Large Scale Central

EZ way to score plywood for siding

I now use my table saw and rip fence with an easily modified blade to score plywood for buildings and rr cars.

A normal saw blade, with the “set” on the teeth will make a cut about 1/8" wide, which is usually too wide to make scoring cuts to simulate vertical siding or floorboards.

Using an old 10" steel (not carbide tipped) 40 tooth saw blade, remove the “set” of the teeth by hammering them straight. Then grind each tooth to a point, from both faces, at the high edge of the tips with a bench grinder.

To fine tune the blade and insure no tip is out of alignment causing a wider cut, install the modified saw blade in the saw with the blade above a close clearance table insert, about 3/4". Then use the edge of a course sharpening stone and carefully angling the stone out at the leading edge of the blade and tipped about five degrees in at the top “sharpen” the edges of the blade to a point. Mark the blade with a permanent marker as the scoring blade to not inadvertently use it to try to make a cut. It will not be sharp enough and will burn the work piece.

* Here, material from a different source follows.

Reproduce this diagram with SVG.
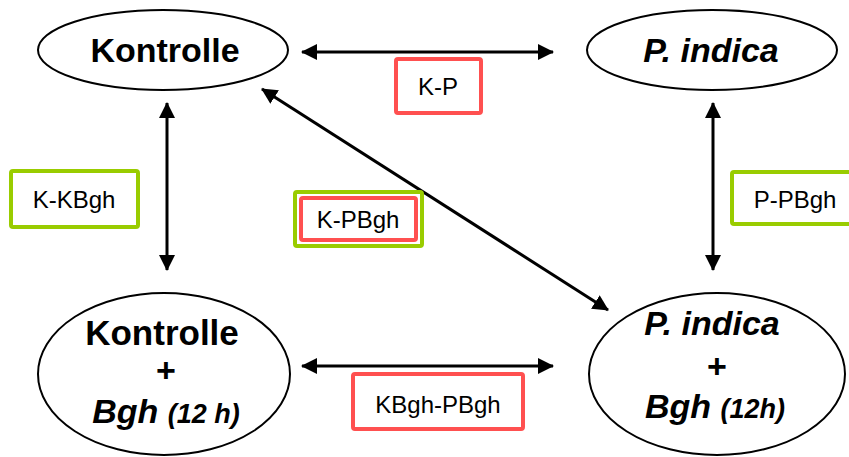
<svg xmlns="http://www.w3.org/2000/svg" width="849" height="457" viewBox="0 0 849 457">
<defs>
<marker id="ah" viewBox="0 0 16 16" refX="15" refY="8" markerWidth="16" markerHeight="16" markerUnits="userSpaceOnUse" orient="auto-start-reverse">
<path d="M0,0 L16,8 L0,16 Z" fill="#000"/>
</marker>
</defs>
<style>
.node{fill:#fff;stroke:#000;stroke-width:2}
.t{font-family:"Liberation Sans",Arial,sans-serif;font-weight:bold;fill:#000;text-anchor:middle}
.lbl{font-family:"Liberation Sans",Arial,sans-serif;font-size:24px;fill:#000;text-anchor:middle}
.g{fill:#fff;stroke:#99CC00;stroke-width:4}
.r{fill:#fff;stroke:#FF5050;stroke-width:4}
.c{stroke:#000;stroke-width:3;fill:none;marker-start:url(#ah);marker-end:url(#ah)}
</style>
<rect width="849" height="457" fill="#fff"/>
<g id="connectors">
<line class="c" x1="302" y1="52" x2="553" y2="52"/>
<line class="c" x1="302" y1="366" x2="553" y2="366"/>
<line class="c" x1="167" y1="103" x2="167" y2="270"/>
<line class="c" x1="713" y1="103" x2="713" y2="270"/>
<line class="c" x1="262" y1="89" x2="608" y2="310"/>
</g>
<g id="n-kontrolle">
<ellipse class="node" cx="163" cy="50" rx="125" ry="40"/>
<text class="t" x="165" y="62" font-size="34">Kontrolle</text>
</g>
<g id="n-pindica">
<ellipse class="node" cx="712" cy="50" rx="125" ry="40"/>
<text class="t" x="711" y="62" font-size="34" font-style="italic">P. indica</text>
</g>
<g id="n-kontrolle-bgh">
<ellipse class="node" cx="164" cy="374" rx="126" ry="81"/>
<text class="t" x="162" y="345" font-size="35">Kontrolle</text>
<text class="t" x="166" y="382" font-size="34">+</text>
<text class="t" x="166" y="423" font-size="34" font-style="italic">Bgh <tspan font-size="27">(12 h)</tspan></text>
</g>
<g id="n-pindica-bgh">
<ellipse class="node" cx="717" cy="374" rx="128" ry="81"/>
<text class="t" x="712" y="335" font-size="34" font-style="italic">P. indica</text>
<text class="t" x="717" y="378" font-size="34">+</text>
<text class="t" x="715" y="418" font-size="34" font-style="italic">Bgh <tspan font-size="27">(12h)</tspan></text>
</g>
<g id="l-kp">
<rect class="r" x="396" y="59" width="85" height="54" rx="2"/>
<text class="lbl" x="438" y="95">K-P</text>
</g>
<g id="l-kkbgh">
<rect class="g" x="11" y="171" width="127" height="56" rx="2"/>
<text class="lbl" x="74" y="208">K-KBgh</text>
</g>
<g id="l-kpbgh">
<rect class="g" x="295" y="192" width="127" height="54" rx="2"/>
<rect class="r" x="301" y="198" width="115" height="42" rx="2"/>
<text class="lbl" x="358" y="228">K-PBgh</text>
</g>
<g id="l-ppbgh">
<rect class="g" x="732" y="172" width="125" height="52" rx="2"/>
<text class="lbl" x="795" y="208">P-PBgh</text>
</g>
<g id="l-kbghpbgh">
<rect class="r" x="353" y="374" width="170" height="55" rx="2"/>
<text class="lbl" x="438" y="413">KBgh-PBgh</text>
</g>
</svg>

To use the new scoring blade, set the desired depth of cut height above the table, about 1/16" height is sufficient. (The higher the blade the deeper AND wider the cut.) Place the plywood against the rip fence and pressing the piece down flat on the table, score each line moving the fence for each pass to the desired width, 1/4" spacing is easy. Slightly varying the width of each cut between the 1" marks on the saw’s ruler, can produce a more realistic, random width plank look. Use the miter gauge if it is a narrow piece for safety. The problem with kickback from using a rip fence and miter gauge together is not an issue since the blade is not cutting all the way through the piece.